Sailing on the Gulf of Trieste

Sailing On the Gulf of Trieste

When you look out onto the Gulf of Trieste from the Mole Audace there are always 6-12 container ships on the skyline waiting to come into harbour. And on any sunny day, as you look out on the water, you see the white sails of sailboats of all sizes. Little lasers where students are learning to sail kind of just skim the surface of the water near shore while the bigger sail boats are further out. So there is this kind of multi-level aspect to the view. Occasionally a “Finanze- Customs” boat goes by and the regular route of the white ferry boat to Muggia. Nothing hurried, nothing too busy, just a nice, casual, slow pace of boat traffic. On a clear day you can see the snow capped alps. Really idyllic and I never, ever ,thought that I might be out there on a sail boat.

I have never been on a sailboat but I feel so lucky happy to have been invited out a number of times. The yacht club is built behind a small island and so the boats moored there are sheltered from the bora. The landscaping is lovely, yellow ginestre, pink and red and yellow and all shades in between of perfumed rose bushes, palm trees and oleanders and of course shiny white and chrome sailboats bobbing in the sparkling blue –green waters.

The sailboat is 27.7 feet long, which for a first time experience on a sail boat, is a nice size to feel safe on the water. The comandante explains that this boat has a long keel extending down and so makes it far less likely to capsize.

And I have learned a few things about sailing. One nautical mile = 1.852 km and a knot is a unit of measure for speed. If you are traveling at a speed of 1 nautical mile per hour, you are said to be traveling at a speed of 1 knot.

To put the sails up the boat prow has to be headed right into the wind.   The sails are neatly folded into a zippered cover.   The cover gets unzipped and first the sail, and then the jib are winched up.   The comandante prefers a steady wind about 11 miles per hour before putting the sail up.

You always leave and enter the harbour with the motor. This day there is enough wind, the motor is shut down and the sails go up. Without the motor it is very quiet on the water, the course is set automatically and the comandante stretches out his legs for a relaxing sail.

And it turns out I love the feeling of moving with only the sound of the hull cutting through the water, the wind filling the sails, and the boat at a nice angle to the water. It actually feels quite exhilarating.

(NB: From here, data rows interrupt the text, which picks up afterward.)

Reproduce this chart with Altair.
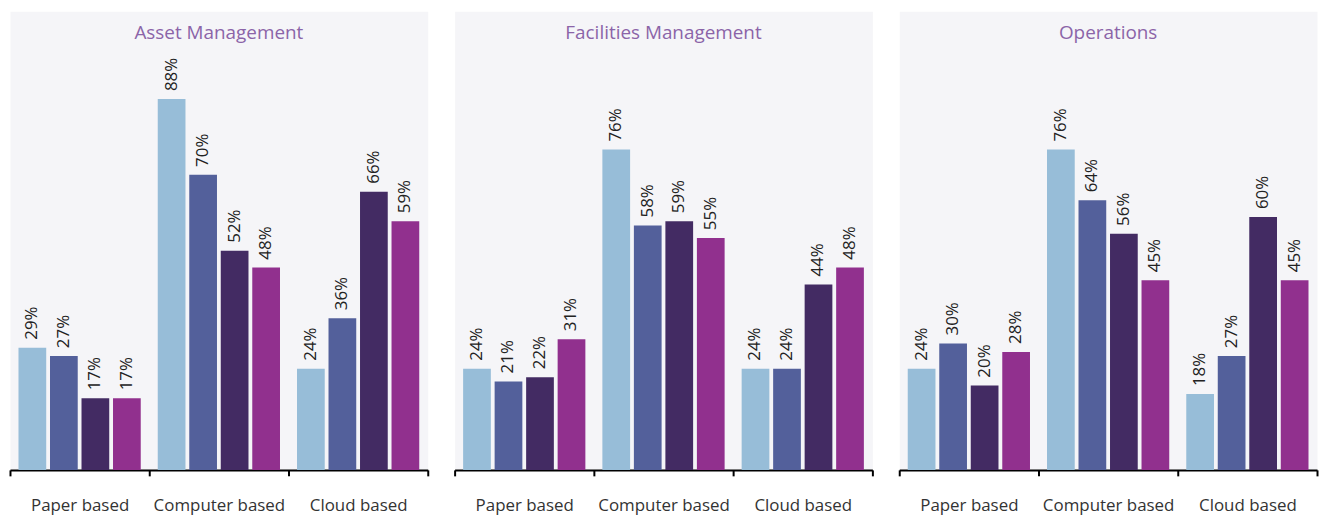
import altair as alt
import pandas as pd

panels = ["Asset Management", "Facilities Management", "Operations"]
methods = ["Paper based", "Computer based", "Cloud based"]
series = ["Series 1", "Series 2", "Series 3", "Series 4"]
colors = ["#97bdd8", "#53609b", "#432b63", "#91308e"]

asset_paper = [29, 27, 17, 17]
asset_computer = [88, 70, 52, 48]
asset_cloud = [24, 36, 66, 59]

facilities_paper = [24, 21, 22, 31]
facilities_computer = [76, 58, 59, 55]
facilities_cloud = [24, 24, 44, 48]

operations_paper = [24, 30, 20, 28]
operations_computer = [76, 64, 56, 45]
operations_cloud = [18, 27, 60, 45]

panel_values = {
    "Asset Management": [asset_paper, asset_computer, asset_cloud],
    "Facilities Management": [facilities_paper, facilities_computer, facilities_cloud],
    "Operations": [operations_paper, operations_computer, operations_cloud],
}

FONT = "Open Sans"


def panel_chart(name):
    rows = []
    for m, vals in zip(methods, panel_values[name]):
        for s, v in zip(series, vals):
            rows.append({"method": m, "series": s, "value": v, "label": f"{v}%"})
    df = pd.DataFrame(rows)
    base = alt.Chart(df).encode(
        x=alt.X(
            "method:N",
            sort=methods,
            scale=alt.Scale(paddingInner=0, paddingOuter=0),
            axis=alt.Axis(
                title=None,
                labelAngle=0,
                tickBand="extent",
                domainColor="black",
                domainWidth=2,
                tickColor="black",
                tickWidth=2,
                tickSize=6,
                labelFontSize=17,
                labelFont=FONT,
                labelPadding=22,
                labelColor="#333333",
            ),
        ),
        xOffset=alt.XOffset(
            "series:N", sort=series, scale=alt.Scale(paddingInner=0.12, paddingOuter=0.27)
        ),
        y=alt.Y("value:Q", scale=alt.Scale(domain=[0, 108.8], nice=False), axis=None),
    )
    bars = base.mark_bar().encode(
        color=alt.Color("series:N", sort=series, scale=alt.Scale(domain=series, range=colors), legend=None)
    )
    text = base.mark_text(
        angle=270, align="left", baseline="middle", dx=8, fontSize=17, font=FONT, color="#222222"
    ).encode(text="label:N")
    return (bars + text).properties(
        width=420,
        height=461,
        title=alt.TitleParams(
            text=name,
            offset=-32,
            fontSize=19,
            font=FONT,
            fontWeight="normal",
            color="#8b64a8",
            anchor="middle",
        ),
    )


chart = (
    alt.hconcat(*[panel_chart(p) for p in panels], spacing=23)
    .properties(padding={"left": 0, "top": 1, "right": 0, "bottom": 0})
    .configure_view(fill="#f5f5f8", stroke="transparent")
)

chart.save("out.html", embed_options={"renderer": "svg", "actions": False})
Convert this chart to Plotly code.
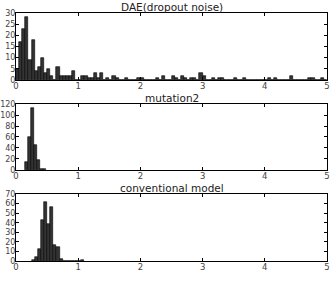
import plotly.graph_objects as go

bin_width = 0.05

# DAE(dropout noise): bins start at 0.0
dae_start = 0.0
dae_counts = [5, 17, 23, 28, 9, 18, 4, 6, 10, 3, 5, 2, 0, 6, 2, 2, 2, 2, 4, 0,
              0, 2, 2, 1, 1, 3, 1, 3, 0, 1, 0, 2, 1, 0, 0, 1, 0, 0, 0, 1,
              1, 0, 0, 0, 0, 1, 0, 2, 0, 0, 2, 1, 0, 2, 1, 0, 1, 1, 0, 3,
              2, 0, 0, 1, 0, 1, 1, 0, 0, 0, 1, 0, 0, 1, 0, 0, 0, 0, 0, 0,
              0, 1, 0, 1, 0, 0, 0, 0, 2, 0, 0, 0, 0, 0, 1, 1, 0, 0, 1, 0]

# mutation2: bins start at 0.14
mut_start = 0.14
mut_counts = [15, 60, 112, 45, 18, 2, 1]

# conventional model: bins start at 0.25
conv_start = 0.25
conv_counts = [1, 4, 13, 43, 62, 39, 56, 17, 15, 2, 0, 0, 0, 0, 0, 0, 1]

titles = ["DAE(dropout noise)", "mutation2", "conventional model"]
y_ranges = [[0, 30], [0, 120], [0, 70]]
y_dticks = [5, 20, 10]
x_ticks = [0, 1, 2, 3, 4, 5]

series = [(dae_start, dae_counts), (mut_start, mut_counts), (conv_start, conv_counts)]
domains = [[0.730, 1.0], [0.367, 0.633], [0.0, 0.270]]

fig = go.Figure()
font_fam = "DejaVu Sans"
tick_col = "#444444"

for i, (start, counts) in enumerate(series):
    xs = [start + bin_width * (k + 0.5) for k in range(len(counts))]
    ax = "" if i == 0 else str(i + 1)
    fig.add_trace(go.Bar(
        x=xs, y=counts, width=bin_width,
        marker=dict(color="#333333", line=dict(color="#000000", width=0.6)),
        xaxis="x" + ax, yaxis="y" + ax, showlegend=False,
    ))
    common = dict(showline=True, linecolor="#000000", linewidth=1, mirror="ticks",
                  ticks="inside", ticklen=3, tickcolor="#000000", showgrid=False,
                  zeroline=False, automargin=False)
    fig.layout["xaxis" + ax] = dict(range=[0, 5], tickvals=x_ticks, anchor="y" + ax,
                                    domain=[0, 1], ticklabelstandoff=-2,
                                    tickfont=dict(family=font_fam, size=8.5, color=tick_col),
                                    **common)
    fig.layout["yaxis" + ax] = dict(range=y_ranges[i], dtick=y_dticks[i], anchor="x" + ax,
                                    domain=domains[i], ticklabelstandoff=-2,
                                    tickfont=dict(family=font_fam, size=8, color=tick_col),
                                    **common)
    fig.add_annotation(text=titles[i], x=0.5, y=domains[i][1], xref="paper", yref="paper",
                       xanchor="center", yanchor="bottom", showarrow=False, yshift=-2,
                       font=dict(family=font_fam, size=10.5, color="#222222"))

fig.update_layout(width=333, height=286, margin=dict(l=16, r=6, t=13, b=25),
                  paper_bgcolor="white", plot_bgcolor="white", bargap=0)
fig.write_html("out.html")
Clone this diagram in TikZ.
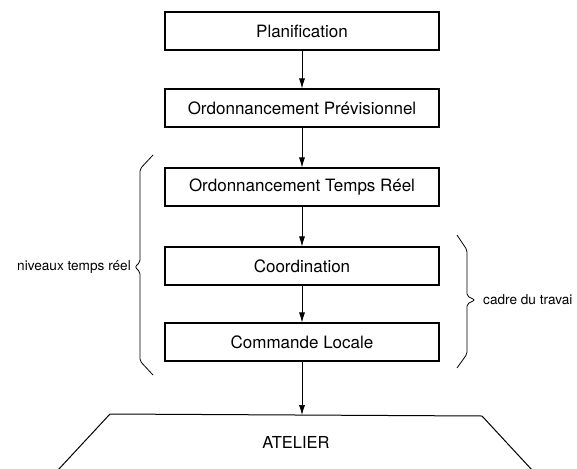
\documentclass[tikz,border=0pt]{standalone}
\usepackage{fontspec}
\setmainfont{TeX Gyre Heros}
\usetikzlibrary{arrows.meta}
\begin{document}
\begin{tikzpicture}[x=1pt,y=-1pt,
  levelbox/.style={draw, line width=1.1pt, minimum width=274pt, minimum height=38pt, inner sep=0pt, font=\fontsize{17}{20}\selectfont},
  flow/.style={line width=0.7pt, -{Latex[length=10pt,width=6pt]}},
  bracepath/.style={line width=0.8pt, rounded corners=2pt},
  sidelabel/.style={font=\fontsize{13.6}{16}\selectfont, inner sep=0pt}]
\useasboundingbox (0,0) rectangle (577,468);
\node[levelbox] (plan) at (302,31) {Planification};
\node[levelbox] (prev) at (302,108) {Ordonnancement Prévisionnel};
\node[levelbox] (otr) at (302,187) {Ordonnancement Temps Réel};
\node[levelbox] (coord) at (302,266) {Coordination};
\node[levelbox] (cmd) at (302,342) {Commande Locale};
% atelier
\coordinate (atl) at (110,414);
\coordinate (atr) at (482,416);
\coordinate (abl) at (58,470);
\coordinate (abr) at (532,470);
\draw[line width=1pt] (abl) -- (atl) -- (atr) -- (abr);
\node[font=\fontsize{16.5}{20}\selectfont] (atelier) at (296,442) {ATELIER};
\coordinate (atin) at (302,415);
\draw[flow] (plan) -- (prev);
\draw[flow] (prev) -- (otr);
\draw[flow] (otr) -- (coord);
\draw[flow] (coord) -- (cmd);
\draw[flow] (cmd) -- (atin);
% left brace
\draw[bracepath] (153,155) -- (140,169) -- (140,262) -- (135,267) -- (140,272) -- (140,361) -- (153,375);
\node[sidelabel, anchor=east] (niv) at (131,267) {niveaux temps réel};
% right brace
\draw[bracepath] (457,235) -- (467,250) -- (467,296) -- (475,300) -- (467,304) -- (467,354) -- (457,368);
\node[sidelabel, anchor=west] (cadre) at (483,300) {cadre du travai};
\end{tikzpicture}
\end{document}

The view from the water stretches to the Duino on the hilltop, to the new resort development in the hollowed out quarry of Sistiana, to Miramar on the small point of land, to Trieste rising out of the water along the hills, to Grado, and Istria on the other horizon. I drink it all in, just marvel at that spectacular setting and at how lucky I am to have been invited to go sailing!

Another sailing day the forecast is for sun all day but the weather has been less than perfect for sailing and the commandante is not sure we will find enough wind for a sail. We go out in to the channel by motor, pass by a large container ship, docked, with two bright orange tugboats along side. We move out into the gulf and watch as one tugboat seems to pull the prow out and another push the stern towards the pier to gently angle the ship out into the channel. In front is a small pilot boat. A pilot is on board the container ship to guide it out of the channel. Another ship is waiting to come in and the pilot leaves one ship and boards the other to bring it in through the channel.

The wind is not co-operating this time. The water is smooth and calm. Schools of small silvery fish jump out of the water and a little further a larger type fish jumps and creates concentric circles on the surface of the water. Today there is not enough wind to put up the sails. The decision is made to head towards Marina Julia where there are already a number of other boats at anchor, for a swim.

You can climb down the short ladder and or dive in – I take the ladder option. The water  feels nice and refreshing after the first cold shock. The water temperature is probably is around 22 or 23C. I hardly believe that I am swimming in the Adriatic. You can see the snow capped mountains behind Monfalcone. Beautiful and yet somewhat disorienting because I can see the industrial shipyards, the snow on the mountains and yet I am there in the water happily swimming on a warm sunny day!

I am most grateful to the comandante for his generous invitation to come on board, for sharing his knowledge and for his gracious “compagnia”.  Grazie.